Ikea Food Services AB has announced welfare requirements for the chickens it sources for retail food products. Its so-called "Better Chicken Programme" is the first of several initiatives the Swedish company — better known for its assemble-your-own furniture — plans to initiate to "improve animal welfare, public health and environmental impacts at the farm level."
The first set of minimum sourcing standards will have some deadlines by 2020, with final compliance expected by 2025, the company said. Criteria includes certain space requirements for chickens, no routine use of antibiotics and healthier breeds with higher production values.
"Following two years of research and development, I’m delighted we now are sharing the Better Chicken Programme, the first of our sustainable agriculture initiatives for farm animals, which demonstrates our commitment to driving positive change in the food industry," said Jacqueline Macalister, Ikea's health and sustainability manager, said in a statement.
This isn't the only sustainability initiative Ikea is working on — the company announced a plan last year to cut food waste at its store cafeterias in half by 2020. According to Fast Company, by May 2017 this approach had been instituted in 20% of Ikea's stores, had reduced nearly 80,000 pounds of food waste and saved the company more than $1 million.
Ikea’s in-store cafes have grown so much in popularity that an estimated 30% of store visits are made just to dine there, according to the Hartman Group. As of last August, there were 48 Ikea stores in the U.S., making the massive furniture store a destination that requires a mini-road trip for many consumers who appreciate the low-priced Swedish meatballs, salmon fillets and cinnamon rolls.
As its food business has grown, Ikea has joined a litany of other businesses — from drug stores to airports — now competing for consumers' fresh food dollars. According to Business Insider, 650 million people in 48 countries dined at Ikea in 2016, making up about 5% of the company's total revenue. There's even talk that Ikea may launch its own food chain, which would make its sustainability policies even more important to discerning consumers.

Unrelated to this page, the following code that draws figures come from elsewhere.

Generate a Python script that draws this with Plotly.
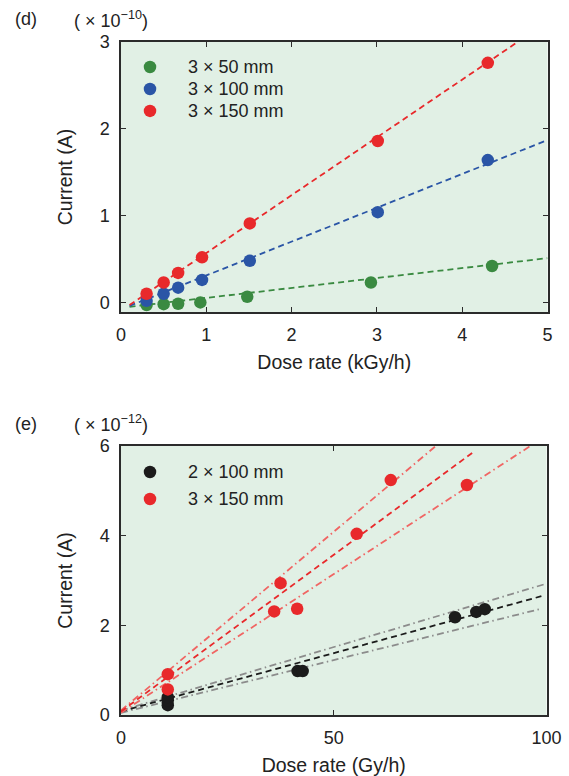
import plotly.graph_objects as go

W, H = 569, 776

# ---------------- Panel (d) data ----------------
d_x = [0.30, 0.50, 0.67, 0.95, 1.51, 3.01, 4.30]
d_red_y = [0.10, 0.23, 0.34, 0.52, 0.91, 1.86, 2.76]
d_blue_y = [0.02, 0.10, 0.17, 0.26, 0.48, 1.04, 1.64]
d_green_x = [0.30, 0.50, 0.67, 0.93, 1.48, 2.93, 4.35]
d_green_y = [-0.03, -0.02, -0.015, 0.0, 0.066, 0.23, 0.42]

# fitted lines (end points)
d_red_fit_x = [0.10, 4.65]
d_red_fit_y = [-0.03, 3.00]
d_blue_fit_x = [0.10, 5.0]
d_blue_fit_y = [-0.04, 1.87]
d_green_fit_x = [0.10, 5.0]
d_green_fit_y = [-0.05, 0.51]

d_names = ["3 × 50 mm", "3 × 100 mm", "3 × 150 mm"]

# ---------------- Panel (e) data ----------------
e_black_x = [11.0, 11.0, 11.0, 41.5, 42.7, 78.5, 83.5, 85.5]
e_black_y = [0.22, 0.33, 0.40, 0.98, 0.98, 2.18, 2.30, 2.36]
e_red_x = [11.0, 11.0, 36.0, 37.5, 41.4, 55.4, 63.4, 81.3]
e_red_y = [0.57, 0.91, 2.31, 2.94, 2.37, 4.04, 5.24, 5.13]

e_red_fit_x = [0.0, 82.6]
e_red_fit_y = [0.08, 5.85]
e_red_up_x = [0.0, 74.0]
e_red_up_y = [0.10, 6.00]
e_red_lo_x = [0.0, 96.2]
e_red_lo_y = [0.05, 6.00]
e_black_fit_x = [0.0, 98.8]
e_black_fit_y = [0.08, 2.65]
e_gray_up_x = [0.0, 100.0]
e_gray_up_y = [0.10, 2.93]
e_gray_lo_x = [0.0, 98.8]
e_gray_lo_y = [0.05, 2.37]

e_names = ["2 × 100 mm", "3 × 150 mm"]

# ---------------- styles ----------------
GREEN = "#3a8a41"
BLUE = "#2a55a6"
RED = "#e8292b"
RED_LIGHT = "#f06563"
BLACK = "#1b1b1b"
GRAY = "#8c8c8c"
BG = "#e1f0e5"
FONT = "Liberation Sans, Arial, sans-serif"
DASH = "6px,4px"
DASHDOT = "7px,3.5px,1.5px,3.5px"
MS = 12.5

fig = go.Figure()

def line(x, y, color, dash, xa, ya, width=1.8):
    fig.add_trace(go.Scatter(x=x, y=y, mode="lines", xaxis=xa, yaxis=ya,
                             line=dict(color=color, dash=dash, width=width),
                             showlegend=False, hoverinfo="skip"))

def pts(x, y, color, name, xa, ya, leg):
    fig.add_trace(go.Scatter(x=x, y=y, mode="markers", xaxis=xa, yaxis=ya,
                             marker=dict(color=color, size=MS, line=dict(width=0)),
                             name='<span style="font-size:18px">%s</span>' % name,
                             legend=leg, legendgroup=name))

# panel d
line(d_green_fit_x, d_green_fit_y, GREEN, DASH, "x", "y")
line(d_blue_fit_x, d_blue_fit_y, BLUE, DASH, "x", "y")
line(d_red_fit_x, d_red_fit_y, RED, DASH, "x", "y")
pts(d_green_x, d_green_y, GREEN, d_names[0], "x", "y", "legend")
pts(d_x, d_blue_y, BLUE, d_names[1], "x", "y", "legend")
pts(d_x, d_red_y, RED, d_names[2], "x", "y", "legend")

# panel e
line(e_gray_up_x, e_gray_up_y, GRAY, DASHDOT, "x2", "y2")
line(e_gray_lo_x, e_gray_lo_y, GRAY, DASHDOT, "x2", "y2")
line(e_black_fit_x, e_black_fit_y, BLACK, DASH, "x2", "y2")
line(e_red_up_x, e_red_up_y, RED_LIGHT, DASHDOT, "x2", "y2")
line(e_red_lo_x, e_red_lo_y, RED_LIGHT, DASHDOT, "x2", "y2")
line(e_red_fit_x, e_red_fit_y, RED, DASH, "x2", "y2")
pts(e_black_x, e_black_y, BLACK, e_names[0], "x2", "y2", "legend2")
pts(e_red_x, e_red_y, RED, e_names[1], "x2", "y2", "legend2")

def px_x(p):
    return p / W

def px_y(p):
    return 1 - p / H

axis_common = dict(showgrid=False, zeroline=False, showline=True, mirror="ticks",
                   linecolor="#2b2b2b", linewidth=1.5, ticks="inside", ticklen=5,
                   tickwidth=1.3, tickcolor="#2b2b2b", automargin=False,
                   tickfont=dict(family=FONT, size=18, color="#222"),
                   ticklabelstandoff=6)

title_font = dict(family=FONT, size=19.5, color="#222")
legend_font = dict(family=FONT, size=14.6, color="#222")

fig.update_layout(
    width=W, height=H, autosize=False,
    margin=dict(l=0, r=0, t=0, b=0, pad=0, autoexpand=False),
    paper_bgcolor="white",
    plot_bgcolor=BG,
    font=dict(family=FONT, color="#222"),
    xaxis=dict(domain=[px_x(121), px_x(547.5)], anchor="y", range=[0, 5],
               tickvals=[0, 1, 2, 3, 4, 5],
               title=dict(text="Dose rate (kGy/h)", font=title_font, standoff=11),
               **axis_common),
    yaxis=dict(domain=[px_y(312), px_y(42)], anchor="x", range=[-0.11, 3.0],
               tickvals=[0, 1, 2, 3],
               title=dict(text="Current (A)", font=title_font, standoff=22),
               **axis_common),
    xaxis2=dict(domain=[px_x(121), px_x(546.5)], anchor="y2", range=[0, 100],
                tickvals=[0, 50, 100],
                title=dict(text="Dose rate (Gy/h)", font=title_font, standoff=11),
                **axis_common),
    yaxis2=dict(domain=[px_y(715), px_y(446)], anchor="x2", range=[0, 6],
                tickvals=[0, 2, 4, 6],
                title=dict(text="Current (A)", font=title_font, standoff=22),
                **axis_common),
    legend=dict(x=px_x(112), y=px_y(51), xanchor="left", yanchor="top",
                bgcolor="rgba(0,0,0,0)", itemwidth=66, tracegroupgap=0,
                font=legend_font),
    legend2=dict(x=px_x(112), y=px_y(456), xanchor="left", yanchor="top",
                 bgcolor="rgba(0,0,0,0)", itemwidth=66, tracegroupgap=5,
                 font=legend_font),
    showlegend=True,
)

ann_font = dict(family=FONT, size=18, color="#222")
annotations = [
    dict(text="(d)", x=px_x(13), y=px_y(19), xanchor="left", yanchor="middle"),
    dict(text="( × 10<sup>−10</sup>)", x=px_x(72), y=px_y(19), xanchor="left", yanchor="middle"),
    dict(text="(e)", x=px_x(13), y=px_y(424), xanchor="left", yanchor="middle"),
    dict(text="( × 10<sup>−12</sup>)", x=px_x(72), y=px_y(424), xanchor="left", yanchor="middle"),
]
for a in annotations:
    fig.add_annotation(xref="paper", yref="paper", showarrow=False, font=ann_font, **a)

fig.write_html(
    "out.html",
    config={"displayModeBar": False, "responsive": False},
    post_script=("document.body.style.margin='0';"
                 "document.body.style.padding='0';"
                 "document.documentElement.style.overflow='hidden';"),
)
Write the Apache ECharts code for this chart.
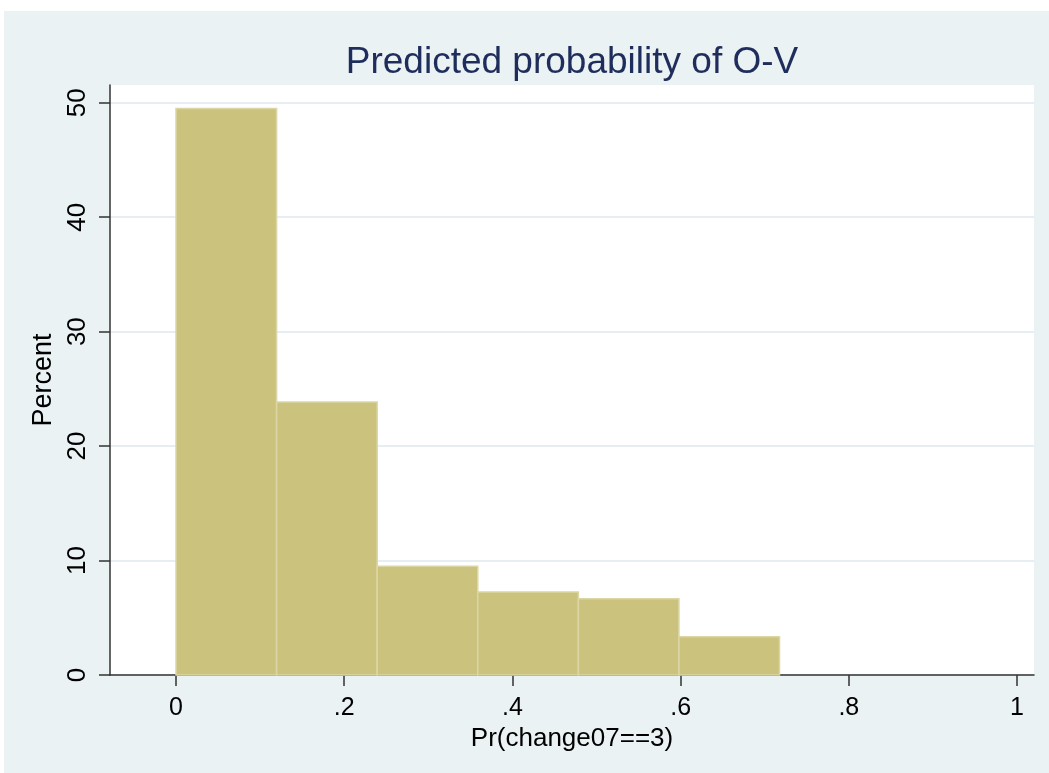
<!DOCTYPE html>
<html>
<head>
<meta charset="utf-8">
<script src="https://cdn.jsdelivr.net/npm/echarts@6/dist/echarts.min.js"></script>
<style>
html,body{margin:0;padding:0;background:#fff;}
#chart{width:1049px;height:773px;}
</style>
</head>
<body>
<div id="chart"></div>
<script>
// Data
const binStart = [0, 0.1196, 0.2392, 0.3588, 0.4784, 0.5980];
const binEnd   = [0.1196, 0.2392, 0.3588, 0.4784, 0.5980, 0.7176];
const percent  = [49.5, 23.85, 9.5, 7.25, 6.66, 3.35];
const xTicks = [0, 0.2, 0.4, 0.6, 0.8, 1];
const yTicks = [0, 10, 20, 30, 40, 50];
const titleText = 'Predicted probability of O-V';
const xName = 'Pr(change07==3)';
const yName = 'Percent';

const chart = echarts.init(document.getElementById('chart'), null, {renderer: 'canvas'});
const font = 'Liberation Sans, Arial, sans-serif';
const fmt = v => {
  if (v === 0) return '0';
  if (v === 1) return '1';
  return String(Math.round(v * 10) / 10).replace(/^0/, '');
};
const histData = binStart.map((s, i) => [s, binEnd[i], percent[i]]);

chart.setOption({
  backgroundColor: '#ffffff',
  animation: false,
  graphic: [{
    type: 'rect', z: -100, silent: true,
    shape: {x: 4, y: 11, width: 1045, height: 762},
    style: {fill: '#eaf2f3'}
  }],
  title: {
    text: titleText,
    left: 567, top: 39, textAlign: 'center',
    textStyle: {fontFamily: font, fontSize: 37, fontWeight: 'normal', color: '#1e2d5b'}
  },
  grid: {
    left: 110, right: 15, top: 85, bottom: 98,
    show: true, backgroundColor: '#ffffff', borderWidth: 0
  },
  xAxis: {
    type: 'value', min: -0.0785, max: 1.0202,
    name: xName, nameLocation: 'middle', nameGap: 48,
    nameTextStyle: {fontFamily: font, fontSize: 26, color: '#000'},
    axisLine: {show: true, onZero: false, lineStyle: {color: '#333', width: 1.5}},
    axisTick: {show: true, length: 11, customValues: xTicks, lineStyle: {color: '#333', width: 1.5}},
    axisLabel: {customValues: xTicks, formatter: fmt, margin: 21, fontFamily: font, fontSize: 25, color: '#000'},
    splitLine: {show: false}
  },
  yAxis: {
    type: 'value', min: 0, max: 51.55, interval: 10,
    name: yName, nameLocation: 'middle', nameGap: 47,
    nameTextStyle: {fontFamily: font, fontSize: 27, color: '#000'},
    axisLine: {show: true, onZero: false, lineStyle: {color: '#333', width: 1.5}},
    axisTick: {show: true, length: 11, customValues: yTicks, lineStyle: {color: '#333', width: 1.5}},
    axisLabel: {customValues: yTicks, rotate: 90, margin: 19, fontFamily: font, fontSize: 26, color: '#000'},
    splitLine: {show: true, lineStyle: {color: '#e6eef1', width: 2}}
  },
  series: [{
    type: 'custom',
    data: histData,
    encode: {x: [0, 1], y: 2},
    renderItem: function (params, api) {
      const p0 = api.coord([api.value(0), api.value(2)]);
      const p1 = api.coord([api.value(1), 0]);
      return {
        type: 'rect',
        shape: {x: p0[0], y: p0[1], width: p1[0] - p0[0], height: p1[1] - p0[1]},
        style: {fill: '#cbc37d', stroke: '#dcd6a4', lineWidth: 1.5}
      };
    }
  }]
});
</script>
</body>
</html>
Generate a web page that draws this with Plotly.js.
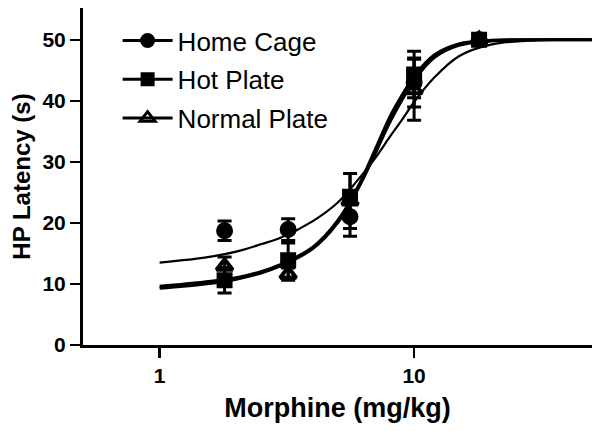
<!DOCTYPE html>
<html>
<head>
<meta charset="utf-8">
<script src="https://cdn.plot.ly/plotly-3.0.1.min.js"></script>
<style>
  html, body { margin: 0; padding: 0; background: #fff; }
  #chart { width: 600px; height: 431px; }
</style>
</head>
<body>
<div id="chart"></div>
<script>
// doses (mg/kg) and group means / SEM
var doses = [1.8, 3.2, 5.6, 10, 18];

var homeCage = [18.7, 18.9, 21.0, 43.0, 50.0];
var homeCageErr = [1.6, 1.8, 3.2, 4.0, 0.4];

var hotPlate = [10.6, 13.9, 24.3, 44.3, 50.0];
var hotPlateErr = [2.1, 2.8, 3.8, 3.8, 0.4];

var normalPlate = [12.9, 11.6, 23.6, 41.8, 50.0];
var normalPlateErr = [1.5, 1.0, 4.5, 5.0, 0.4];

// fitted dose-response curves
var curveDose = [1, 1.5, 2, 2.5, 3, 4, 5, 6, 7, 8, 9, 10, 12, 15, 20, 30, 50];
var homeCageFit = [13.5, 14.3, 15.3, 16.5, 17.6, 20.3, 23.3, 27.0, 30.5, 34.0, 37.0, 39.8, 43.8, 47.3, 49.2, 49.9, 50];
var hotPlateFit = [9.6, 10.3, 11.0, 12.0, 13.2, 16.0, 20.3, 25.8, 31.8, 37.2, 41.0, 44.0, 47.5, 49.3, 49.9, 50, 50];
var normalPlateFit = [9.3, 10.0, 10.8, 11.8, 13.0, 15.8, 20.0, 25.5, 31.2, 36.4, 40.3, 43.4, 47.1, 49.1, 49.8, 50, 50];

var yTicks = [0, 10, 20, 30, 40, 50];
var xTicks = [1, 10];
var xTickText = ['1', '10'];

var groups = [
    { name: 'Home Cage', y: homeCage, err: homeCageErr, fit: homeCageFit, symbol: 'circle', size: 13, fitWidth: 2.2 },
    { name: 'Hot Plate', y: hotPlate, err: hotPlateErr, fit: hotPlateFit, symbol: 'square', size: 12, fitWidth: 3.2 },
    { name: 'Normal Plate', y: normalPlate, err: normalPlateErr, fit: normalPlateFit, symbol: 'triangle-up-open', size: 14, fitWidth: 3.2 }
];

var data = [];

groups.forEach(function (g) {
    data.push({
        x: curveDose,
        y: g.fit,
        type: 'scatter',
        mode: 'lines',
        line: { color: '#000', width: g.fitWidth, shape: 'spline' },
        showlegend: false,
        hoverinfo: 'skip'
    });
});

groups.forEach(function (g) {
    data.push({
        x: doses,
        y: g.y,
        type: 'scatter',
        mode: 'markers',
        marker: { symbol: g.symbol, size: g.size, color: '#000', line: { color: '#000', width: 4 } },
        error_y: { type: 'data', array: g.err, visible: true, color: '#000', thickness: 3, width: 7 },
        showlegend: false
    });
});

// legend entries with line + marker
groups.forEach(function (g) {
    data.push({
        x: [null],
        y: [null],
        type: 'scatter',
        mode: 'lines+markers',
        name: g.name,
        legendgroup: g.name,
        line: { color: '#000', width: 3 },
        marker: { symbol: g.symbol, size: g.size - 1, color: '#000', line: { color: '#000', width: 3 } }
    });
});

var tickFont = { family: 'Liberation Sans, Arial, sans-serif', size: 21, color: '#000', weight: 'bold' };

var layout = {
    width: 600,
    height: 431,
    margin: { l: 83, r: 8, t: 8, b: 86 },
    paper_bgcolor: '#fff',
    plot_bgcolor: '#fff',
    showlegend: true,
    legend: {
        x: 0.068,
        y: 0.973,
        xanchor: 'left',
        yanchor: 'top',
        bgcolor: 'rgba(0,0,0,0)',
        itemwidth: 50,
        tracegroupgap: 2,
        font: { family: 'Liberation Sans, Arial, sans-serif', size: 26, color: '#000' }
    },
    xaxis: {
        type: 'log',
        range: [Math.log10(0.5), Math.log10(50)],
        tickvals: xTicks,
        ticktext: xTickText,
        ticks: 'outside',
        ticklen: 10,
        tickwidth: 2.5,
        tickcolor: '#000',
        tickfont: tickFont,
        showline: true,
        linewidth: 3,
        linecolor: '#000',
        showgrid: false,
        zeroline: false,
        title: {
            text: 'Morphine (mg/kg)',
            font: { family: 'Liberation Sans, Arial, sans-serif', size: 27, color: '#000', weight: 'bold' },
            standoff: 12
        }
    },
    yaxis: {
        range: [0, 55.2],
        tickvals: yTicks,
        ticks: 'outside',
        ticklen: 10,
        tickwidth: 2.5,
        tickcolor: '#000',
        tickfont: tickFont,
        showline: true,
        linewidth: 3,
        linecolor: '#000',
        showgrid: false,
        zeroline: false,
        title: {
            text: 'HP Latency (s)',
            font: { family: 'Liberation Sans, Arial, sans-serif', size: 24, color: '#000', weight: 'bold' },
            standoff: 6
        }
    }
};

var config = { responsive: false, displayModeBar: false, staticPlot: true };

Plotly.newPlot('chart', data, layout, config);
</script>
</body>
</html>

Still, the company may have some work to do to convince its critics. Compassion in World Farming, which advocates for improved animal welfare in the food industry, characterized Ikea's broiler program as a step backward from previous commitments. The organization announced in November that nine of Ikea's 11 national divisions in Europe that had signed a pledge for improved chicken farming standards by 2024 had withdrawn from that pledge.
"IKEA’s lack of progress towards their higher welfare commitments and their recent decision to withdraw completely from them, is not only disappointing, but a highly retrograde step and completely at odds with the growing movement for higher welfare chicken production both in Europe and the U.S.," said Tracey Jones, director of food business at Compassion in World Farming, in a November 2017 release.
It's hard to say if Ikea's new standards are a dilution of previous ones and if this might impact the company's bottom line. What can be said, however, is this: As American consumers become increasingly concerned about animal welfare and environmental standards related to their food choices, companies need to make sure they're setting meaningful standards and then sticking to them.